De: Jean-Luc Godard. Com Brigitte Bardot, Michel Piccoli, Jack Palance, Giorgia Moll e Fritz Lang. Drama, França, 1963, 103 minutos.
Como bom americano, Prokosch está familiarizado com o conservadorismo de seu público. As famílias de bem, ele sabe, não conseguem lidar com essa liberdade toda. Para Paul é a oportunidade dos sonhos, pelo visto. A ponto de ele sequer se importar quando Prokosch oferece uma carona cheia de segundas intenções a sua bela esposa Camille (Bardot). Mais do que isso, o roteirista faz questão de enviar a jovem no carro do, até então, desconhecido. Demorando a chegar a seu destino - a ideia é que todos tomem juntos um drink para selar o contrato na suntuosa casa do produtor. Ainda que nunca pareça ficar evidente a real intenção de Paul, seu comportamento estranho faz o público acreditar que ele está, de alguma maneira, vendendo seu passe. A moeda de troca? A própria mulher. Que, claramente, é apaixonada pelo roteirista. Quer dizer, ela era apaixonada. Muito - como a longa sequência inicial comprova. Sentimento que se esvaziará de forma inexorável e de forma muito rápida com o passar do tempo.
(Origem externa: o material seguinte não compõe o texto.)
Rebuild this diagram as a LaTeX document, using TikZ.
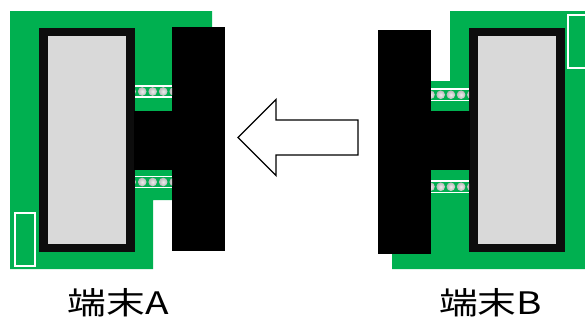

É uma história de amor? Sim, é uma história de amor. Mas à moda Godard, claro, com todas as trucagens técnicas, que são típicas do diretor - e que vão desde a montagem enigmática, passando pelo uso de cores surpreendente e pelos longos e filosóficos diálogos, até chegar à metalinguagem (com o filme dentro do filme sendo mera desculpa para uma série de discussões que envolvem relacionamentos e suas escolhas, frustrações e sonhos despedaçados). Para Camille pouco interessa o universo exibicionista do cinema. "Delírios de Loucura, de Nicholas Ray, está passando no cinema, gostaria de assisti-lo?" pergunta Paul a uma desinteressada Camille. "Não", ela responde. "Fui eu que escrevi o roteiro", retruca o sujeito. "Eu sei", diz ela, mal mexendo o rosto. De alguma maneira o comportamento submisso mas corajoso da jovem é o de alguém que espera que as decisões importantes em uma relação se encontrem com o que ela deseja. O que faz com que ela se sinta apenas desapontada a cada novo acontecimento.
As interpretações são cheias de sutilezas, a ponto de a gente quase nem perceber o direcionamento que a trama, levemente vagarosa, está tomando. Em certa altura, Camille pretende surpreender o marido usando uma nova peruca e um vestido luxuoso. Mas ele está apenas interessado na viagem à Capri, a convite do produtor - e que poderá fortalecer a parceria de negócios. Há um apartamento novo, enorme, a ser pago. O trabalho como roteirista deve dar conta. A narrativa avança em meio a longos devaneios em que Camille não consegue explicar exatamente o que ocorreu. Ela apenas despreza o seu marido. Não o ama mais. De um dia para o outro a coisa mudou. Ambos se distanciaram e tudo esfriou. A mera sugestão de sexo é motivo de deboche. As trocas se toram burocráticas, pouco amistosas - a ponto de chegar às agressões mútuas. Físicas e psicológicas. Tudo acompanhado da comovente e quase repetitiva trilha sonora. Que inunda as cenas. Preenche cada canto. Em resumo e o que fica: "quem ama cuida", já diz o chavão. Que, aqui, num filme cabeçudo do Godard, se aplica direitinho.